Major League Baseball’s labor market is unlike any other. Seven billion dollars of revenue enter baseball’s coffers annually, and while nearly half goes to player salaries, the vast majority of that is skewed towards the 25 percent of major-leaguers who have at least six years of service time.
Andy Van Slyke once told our own David Laurilia, “I think that baseball, at its core, is the purest form of capitalism that we have in our society.” For an economist who also admired Van Slyke growing up, hearing that statement aged my heart a few months. Fewer statements could be further from the truth. Between the artificial oligopoly limited to 30 teams; a draft determining which one of these 30 teams is allowed to employ players for the entirety of most of their careers; and the reserve clause, baseball’s labor market is largely an artificial remnant of the Collective Bargaining Agreement that’s in place.
The baseball labor environment might seem divined by God, but when that economic ecosystem evolves, the game mutates too. Certainly there are some components to this CBA that will change the value of a win, and that will drive up salaries. I’ve shown before that a second wild card will increase salaries, essentially because the median difference between the first and second place wild card teams since 1996 has been three games — while the median difference between the second and third place wild card teams has been 2.25 games. The new format will make the odds of a pivotal win more likely. Winning one’s division now doubles the odds of making the playoffs, relative to a wild-card-game appearance. Dave discussed the implications of this on the value of a win last week, as well, using the curve that measures win value. This is a pretty good deal for players.
Unfortunately, as I explained earlier, owners managed to depress salaries comparably using new draft pick compensation rules, just as they did in the old compensation rules. On the other hand, when you add the effects of the second wild card and the increase in Super-Two arbitration eligibility, the players still netted themselves a pretty good deal.

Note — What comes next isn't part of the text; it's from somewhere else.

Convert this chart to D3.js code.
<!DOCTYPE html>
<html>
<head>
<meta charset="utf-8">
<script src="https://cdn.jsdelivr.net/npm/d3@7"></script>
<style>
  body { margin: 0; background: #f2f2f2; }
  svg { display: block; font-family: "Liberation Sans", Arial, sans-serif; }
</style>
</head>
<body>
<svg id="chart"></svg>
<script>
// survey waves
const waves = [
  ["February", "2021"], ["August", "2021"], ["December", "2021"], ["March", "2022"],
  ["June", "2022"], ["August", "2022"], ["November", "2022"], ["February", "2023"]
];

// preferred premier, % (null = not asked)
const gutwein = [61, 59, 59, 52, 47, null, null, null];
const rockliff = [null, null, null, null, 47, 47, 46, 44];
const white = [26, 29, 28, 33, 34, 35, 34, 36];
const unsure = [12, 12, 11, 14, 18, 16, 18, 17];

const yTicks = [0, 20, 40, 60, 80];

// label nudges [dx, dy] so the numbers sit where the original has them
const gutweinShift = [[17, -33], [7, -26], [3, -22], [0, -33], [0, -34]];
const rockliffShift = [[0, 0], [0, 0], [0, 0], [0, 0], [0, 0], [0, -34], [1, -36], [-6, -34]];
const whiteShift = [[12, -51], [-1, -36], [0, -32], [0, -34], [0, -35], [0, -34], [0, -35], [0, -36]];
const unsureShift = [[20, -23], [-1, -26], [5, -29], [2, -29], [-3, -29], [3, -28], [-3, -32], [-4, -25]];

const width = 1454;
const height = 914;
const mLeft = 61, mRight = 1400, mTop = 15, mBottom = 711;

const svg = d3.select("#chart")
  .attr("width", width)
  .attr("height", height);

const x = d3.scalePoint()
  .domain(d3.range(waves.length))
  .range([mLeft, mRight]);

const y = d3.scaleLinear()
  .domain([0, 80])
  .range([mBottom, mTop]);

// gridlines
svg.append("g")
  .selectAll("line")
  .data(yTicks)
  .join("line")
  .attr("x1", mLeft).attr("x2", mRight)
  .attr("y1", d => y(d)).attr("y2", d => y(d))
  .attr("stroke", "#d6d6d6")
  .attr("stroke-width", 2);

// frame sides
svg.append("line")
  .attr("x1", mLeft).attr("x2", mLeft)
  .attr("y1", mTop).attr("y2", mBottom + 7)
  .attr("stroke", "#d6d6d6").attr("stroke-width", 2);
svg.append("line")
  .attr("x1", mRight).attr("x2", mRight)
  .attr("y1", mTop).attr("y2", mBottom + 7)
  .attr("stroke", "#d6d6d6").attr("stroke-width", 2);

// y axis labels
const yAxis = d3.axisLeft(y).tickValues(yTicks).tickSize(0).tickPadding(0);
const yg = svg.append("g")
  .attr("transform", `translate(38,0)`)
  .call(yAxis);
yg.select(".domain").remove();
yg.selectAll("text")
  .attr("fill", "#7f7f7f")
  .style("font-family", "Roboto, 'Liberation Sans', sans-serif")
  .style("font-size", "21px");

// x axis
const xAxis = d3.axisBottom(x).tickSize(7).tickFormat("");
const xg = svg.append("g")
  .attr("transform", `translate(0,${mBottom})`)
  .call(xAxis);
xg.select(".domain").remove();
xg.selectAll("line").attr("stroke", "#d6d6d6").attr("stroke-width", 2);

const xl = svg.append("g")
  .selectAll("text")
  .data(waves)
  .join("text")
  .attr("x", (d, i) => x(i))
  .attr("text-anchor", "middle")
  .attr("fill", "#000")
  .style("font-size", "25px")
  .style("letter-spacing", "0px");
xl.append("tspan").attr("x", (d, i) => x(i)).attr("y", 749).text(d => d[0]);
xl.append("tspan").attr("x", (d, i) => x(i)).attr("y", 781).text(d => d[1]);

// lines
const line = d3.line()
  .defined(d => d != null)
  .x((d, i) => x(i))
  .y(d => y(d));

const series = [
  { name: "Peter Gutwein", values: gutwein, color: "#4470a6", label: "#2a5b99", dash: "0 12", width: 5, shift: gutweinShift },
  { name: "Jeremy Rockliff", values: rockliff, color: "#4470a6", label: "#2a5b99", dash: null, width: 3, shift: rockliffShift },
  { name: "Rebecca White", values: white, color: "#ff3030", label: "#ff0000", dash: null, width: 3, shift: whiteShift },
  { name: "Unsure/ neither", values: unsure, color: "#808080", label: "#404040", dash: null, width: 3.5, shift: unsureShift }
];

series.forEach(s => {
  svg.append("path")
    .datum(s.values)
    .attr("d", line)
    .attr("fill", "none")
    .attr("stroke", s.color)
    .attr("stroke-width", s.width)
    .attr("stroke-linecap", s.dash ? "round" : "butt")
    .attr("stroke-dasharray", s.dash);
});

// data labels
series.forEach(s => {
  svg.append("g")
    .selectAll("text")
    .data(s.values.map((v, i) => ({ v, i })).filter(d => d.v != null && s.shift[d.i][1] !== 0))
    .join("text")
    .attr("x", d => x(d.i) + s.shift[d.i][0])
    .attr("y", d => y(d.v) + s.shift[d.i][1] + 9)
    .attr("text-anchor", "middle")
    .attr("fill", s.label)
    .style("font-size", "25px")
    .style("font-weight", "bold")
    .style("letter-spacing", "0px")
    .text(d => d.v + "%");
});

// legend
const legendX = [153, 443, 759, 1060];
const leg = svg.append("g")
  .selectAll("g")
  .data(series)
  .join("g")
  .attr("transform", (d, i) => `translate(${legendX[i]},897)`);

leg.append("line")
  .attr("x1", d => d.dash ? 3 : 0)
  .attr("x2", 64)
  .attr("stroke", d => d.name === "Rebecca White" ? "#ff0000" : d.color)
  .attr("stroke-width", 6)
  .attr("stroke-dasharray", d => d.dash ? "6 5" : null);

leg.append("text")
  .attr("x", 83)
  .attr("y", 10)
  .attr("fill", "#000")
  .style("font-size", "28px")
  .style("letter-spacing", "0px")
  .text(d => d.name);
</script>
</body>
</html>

The real difference in the game’s economic environment came with bonus suppression for draft picks and international free agents. This is where the owners won handily. If teams paid for all players like they do players with six years of service time, they quickly would go bankrupt. Players with at least six years of service time are incredibly valuable, because there is such a shortage in their supply– and that is only because of the restrictions placed on players with less than six years of service time. With more players locked up, every year there are several teams in a position where they are already close to contention when free agency begins, which makes those teams open their wallets.

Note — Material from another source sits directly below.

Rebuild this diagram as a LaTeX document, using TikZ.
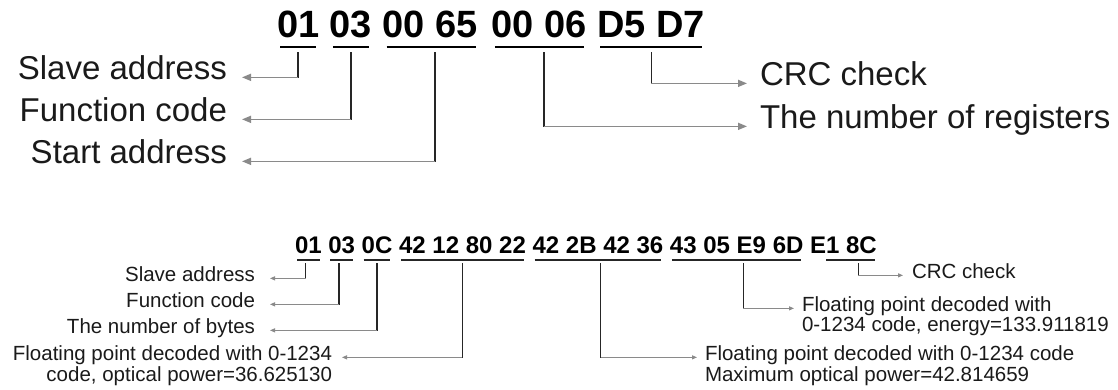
\documentclass[tikz,border=0pt]{standalone}
\usepackage{fontspec}
\setmainfont{Liberation Sans}
\usetikzlibrary{arrows.meta,calc}
\definecolor{linedark}{HTML}{262626}
\definecolor{linegray}{HTML}{8A8A8A}
\definecolor{txt}{HTML}{1A1A1A}
\begin{document}
\begin{tikzpicture}[x=1pt,y=-1pt,
  hexA/.style={font=\fontsize{38}{40}\selectfont\bfseries, inner sep=0pt, outer sep=0pt, anchor=base west, text=black},
  hexB/.style={font=\fontsize{24}{26}\selectfont\bfseries, inner sep=0pt, outer sep=0pt, anchor=base west, text=black},
  labA/.style={font=\fontsize{33}{36}\selectfont, inner sep=0pt, text=txt},
  labB/.style={font=\fontsize{20.5}{22}\selectfont, inner sep=0pt, text=txt},
  ulA/.style={line width=2pt, draw=black},
  ulB/.style={line width=1.8pt, draw=black!85},
  vA/.style={line width=1.5pt, draw=linedark, line cap=rect},
  hA/.style={line width=1.5pt, draw=linegray, -{Triangle[length=9pt,width=7pt]}},
  vB/.style={line width=1.2pt, draw=linedark, line cap=rect},
  hB/.style={line width=1pt, draw=linegray, -{Triangle[length=5pt,width=4pt]}},
]
\useasboundingbox (0,0) rectangle (1118,390);

% ---------- top frame ----------
\node[hexA] (t1) at (277,38) {01};
\node[hexA] (t2) at ($(t1.base east)+(10.56,0)$) {03};
\node[hexA] (t3) at ($(t2.base east)+(10.56,0)$) {00};
\node[hexA] (t4) at ($(t3.base east)+(10.56,0)$) {65};
\node[hexA] (t5) at ($(t4.base east)+(14,0)$) {00};
\node[hexA] (t6) at ($(t5.base east)+(10.56,0)$) {06};
\node[hexA] (t7) at ($(t6.base east)+(10.56,0)$) {D5};
\node[hexA] (t8) at ($(t7.base east)+(10.56,0)$) {D7};

\draw[ulA] ($(t1.base west)+(3,9)$) -- ($(t1.base east)+(-3,9)$);
\draw[ulA] ($(t2.base west)+(3,9)$) -- ($(t2.base east)+(-3,9)$);
\draw[ulA] ($(t3.base west)+(4,9)$) -- ($(t4.base east)+(-2,9)$);
\draw[ulA] ($(t5.base west)+(3,9)$) -- ($(t6.base east)+(-3,9)$);
\draw[ulA] ($(t7.base west)+(3,9)$) -- ($(t8.base east)+(-3,9)$);

\coordinate (m1) at ($(t1.base west)!0.5!(t1.base east)+(0,15)$);
\coordinate (m2) at ($(t2.base west)!0.5!(t2.base east)+(0,15)$);
\coordinate (m3) at ($(t3.base west)!0.55!(t4.base east)+(0,15)$);
\coordinate (m4) at ($(t5.base west)!0.55!(t6.base east)+(0,15)$);
\coordinate (m5) at ($(t7.base west)!0.5!(t8.base east)+(0,15)$);

\node[labA, anchor=base east, outer xsep=15pt] (l1) at (242,80) {Slave address};
\node[labA, anchor=base east, outer xsep=15pt] (l2) at (242,122) {Function code};
\node[labA, anchor=base east, outer xsep=15pt] (l3) at (242,164) {Start address};
\node[labA, anchor=base west, outer xsep=13pt] (r1) at (747,86) {CRC check};
\node[labA, anchor=base west, outer xsep=13pt] (r2) at (747,129) {The number of registers};

\draw[vA] (m1) -- (m1 |- l1.mid east);
\draw[hA] (m1 |- l1.mid east) -- (l1.mid east);
\draw[vA] (m2) -- (m2 |- l2.mid east);
\draw[hA] (m2 |- l2.mid east) -- (l2.mid east);
\draw[vA] (m3) -- (m3 |- l3.mid east);
\draw[hA] (m3 |- l3.mid east) -- (l3.mid east);
\draw[vA] (m4) -- (m4 |- r2.mid west);
\draw[hA] (m4 |- r2.mid west) -- (r2.mid west);
\draw[vA] (m5) -- (m5 |- r1.mid west);
\draw[hA] (m5 |- r1.mid west) -- (r1.mid west);

% ---------- bottom frame ----------
\node[hexB] (b1) at (295,253) {01};
\node[hexB] (b2) at ($(b1.base east)+(6.67,0)$) {03};
\node[hexB] (b3) at ($(b2.base east)+(6.67,0)$) {0C};
\node[hexB] (b4) at ($(b3.base east)+(6.67,0)$) {42};
\node[hexB] (b5) at ($(b4.base east)+(6.67,0)$) {12};
\node[hexB] (b6) at ($(b5.base east)+(6.67,0)$) {80};
\node[hexB] (b7) at ($(b6.base east)+(6.67,0)$) {22};
\node[hexB] (b8) at ($(b7.base east)+(6.67,0)$) {42};
\node[hexB] (b9) at ($(b8.base east)+(6.67,0)$) {2B};
\node[hexB] (b10) at ($(b9.base east)+(6.67,0)$) {42};
\node[hexB] (b11) at ($(b10.base east)+(6.67,0)$) {36};
\node[hexB] (b12) at ($(b11.base east)+(6.67,0)$) {43};
\node[hexB] (b13) at ($(b12.base east)+(6.67,0)$) {05};
\node[hexB] (b14) at ($(b13.base east)+(6.67,0)$) {E9};
\node[hexB] (b15) at ($(b14.base east)+(6.67,0)$) {6D};
\node[hexB] (b16) at ($(b15.base east)+(6.67,0)$) {E1};
\node[hexB] (b17) at ($(b16.base east)+(6.67,0)$) {8C};

\draw[ulB] ($(b1.base west)+(2,7)$) -- ($(b1.base east)+(-2,7)$);
\draw[ulB] ($(b2.base west)+(2,7)$) -- ($(b2.base east)+(-2,7)$);
\draw[ulB] ($(b3.base west)+(2,7)$) -- ($(b3.base east)+(-2,7)$);
\draw[ulB] ($(b4.base west)+(2,7)$) -- ($(b7.base east)+(-2,7)$);
\draw[ulB] ($(b8.base west)+(2,7)$) -- ($(b11.base east)+(-2,7)$);
\draw[ulB] ($(b12.base west)+(2,7)$) -- ($(b15.base east)+(-2,7)$);
\draw[ulB] ($(b16.base east)+(-13,7)$) -- ($(b17.base east)+(-2,7)$);

\coordinate (n1) at ($(b1.base west)!0.4!(b1.base east)+(0,11)$);
\coordinate (n2) at ($(b2.base west)!0.4!(b2.base east)+(0,11)$);
\coordinate (n3) at ($(b3.base west)!0.5!(b3.base east)+(0,11)$);
\coordinate (n4) at ($(b4.base west)!0.5!(b7.base east)+(0,11)$);
\coordinate (n5) at ($(b8.base west)!0.52!(b11.base east)+(0,11)$);
\coordinate (n6) at ($(b12.base west)!0.55!(b15.base east)+(0,11)$);
\coordinate (n7) at ($(b16.base east)!0.5!(b17.base east)+(0,11)$);

\node[labB, anchor=base east, outer xsep=15pt] (bl1) at (270,281) {Slave address};
\node[labB, anchor=base east, outer xsep=15pt] (bl2) at (270,307) {Function code};
\node[labB, anchor=base east, outer xsep=15pt] (bl3) at (270,333) {The number of bytes};
\node[labB, anchor=base east, outer xsep=10pt] (bl4) at (342,360) {Floating point decoded with 0-1234};
\node[labB, anchor=base east, outer xsep=10pt] (bl4b) at ($(bl4.base east)+(0,21)$) {code, optical power=36.625130};

\node[labB, anchor=base west, outer xsep=9pt] (br1) at (903,278) {CRC check};
\node[labB, anchor=base west, outer xsep=8pt] (br2) at (794,311) {Floating point decoded with};
\node[labB, anchor=base west, outer xsep=8pt] (br2b) at ($(br2.base west)+(0,20)$) {0-1234 code, energy=133.911819};
\node[labB, anchor=base west, outer xsep=8pt] (br3) at (697,360) {Floating point decoded with 0-1234 code};
\node[labB, anchor=base west, outer xsep=8pt] (br3b) at ($(br3.base west)+(0,21)$) {Maximum optical power=42.814659};

\draw[vB] (n1) -- (n1 |- bl1.mid east);
\draw[hB] (n1 |- bl1.mid east) -- (bl1.mid east);
\draw[vB] (n2) -- (n2 |- bl2.mid east);
\draw[hB] (n2 |- bl2.mid east) -- (bl2.mid east);
\draw[vB] (n3) -- (n3 |- bl3.mid east);
\draw[hB] (n3 |- bl3.mid east) -- (bl3.mid east);
\draw[vB] (n4) -- (n4 |- bl4.mid east);
\draw[hB] (n4 |- bl4.mid east) -- (bl4.mid east);
\draw[vB] (n5) -- (n5 |- br3.mid west);
\draw[hB] (n5 |- br3.mid west) -- (br3.mid west);
\draw[vB] (n6) -- (n6 |- br2.mid west);
\draw[hB] (n6 |- br2.mid west) -- (br2.mid west);
\draw[vB] (n7) -- (n7 |- br1.mid west);
\draw[hB] (n7 |- br1.mid west) -- (br1.mid west);
\end{tikzpicture}
\end{document}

The real value to owning a major league team derives from the monopsonistic power that owners have on players before reaching free-agency. Noticing this, agents have begun negotiating higher and higher bonuses for draft picks and international free agents. The new agreement will lower the amount that teams need to spend to acquire this monopsony power over a player.
The current MLBPA members don’t care about this, because that money isn’t coming out of their wallets. The value of unions is a highly politicized topic, but basic labor economics has a less polarizing judgment — unions lead to more efficiency if employers would otherwise have more market power than employees. Obviously, baseball fits that bill. But when union members bargain on behalf of non-members, they have no incentive to show them the money. Simply put: the players might have won the other negotiations for themselves, but they did so at the expense of future major-leaguers.
I don’t think that this will actually harm the game’s overall talent level by a significant amount. These changes seem to be making the biggest headlines, but I’ll go on the record and say that the supposed giant sucking sound of talented players leaving baseball and going into other sports is widely exaggerated.
An individual player who is comparably talented at baseball and football or basketball knows that the latter two sports will not let him enter their draft at 18 years old, while baseball will. If a player is looking to get money as soon as possible, he’ll play baseball. Football has much more revenue than baseball, and baseball has much more revenue than basketball, and since the players received roughly half of revenue in each sport, the total payroll of each league is very different from the other two. In the linked article, Maury Brown lists the league-wide revenues of the major three sports in 2010 as:
Football: $9.3 billion
Baseball: $7.0 billion
Basketball: $4.7 billion
When you consider that there are about 12 basketball players on 30 teams, 25 baseball players on 30 teams, and 53 football players on 32 football teams, we get the following revenue per roster spot:
Football: $5.5 million
Baseball: $9.3 million
Basketball: $13.1 million
Not only that, there are four levels of minor league baseball that a player could pass through before reaching the major leagues. Upon getting to the bigs, the player won’t really even get paid until he hits six years of service time. When you consider that only half of the players picked in the first two rounds of the draft ever play a major-league game, the revenue per draft spot in baseball is far below that of football and basketball.
A prospect will only choose baseball over football or basketball if they are much more talented at baseball (enough to justify the lower average salary per player), or if they need money at 18 years old. Both the NFL and NBA now forbid teams from drafting 18 years old, while the MLB does not. Lower bonuses aren’t going to alter either of those things. They might change the minds of a couple of guys — and that definitely could encourage a few high school phenoms to pick up a college education before signing with a major-league team. But this isn’t anywhere near enough to change the league-wide talent level.
This CBA facilitates a transfer of money from future draftees to owners, but they’ll still come to play. And if they do choose baseball — and they make it to six years of service time — they will have a great deal in place. Perhaps by then, they’ll even get rid of the taxing draft-pick-compensation rules as well.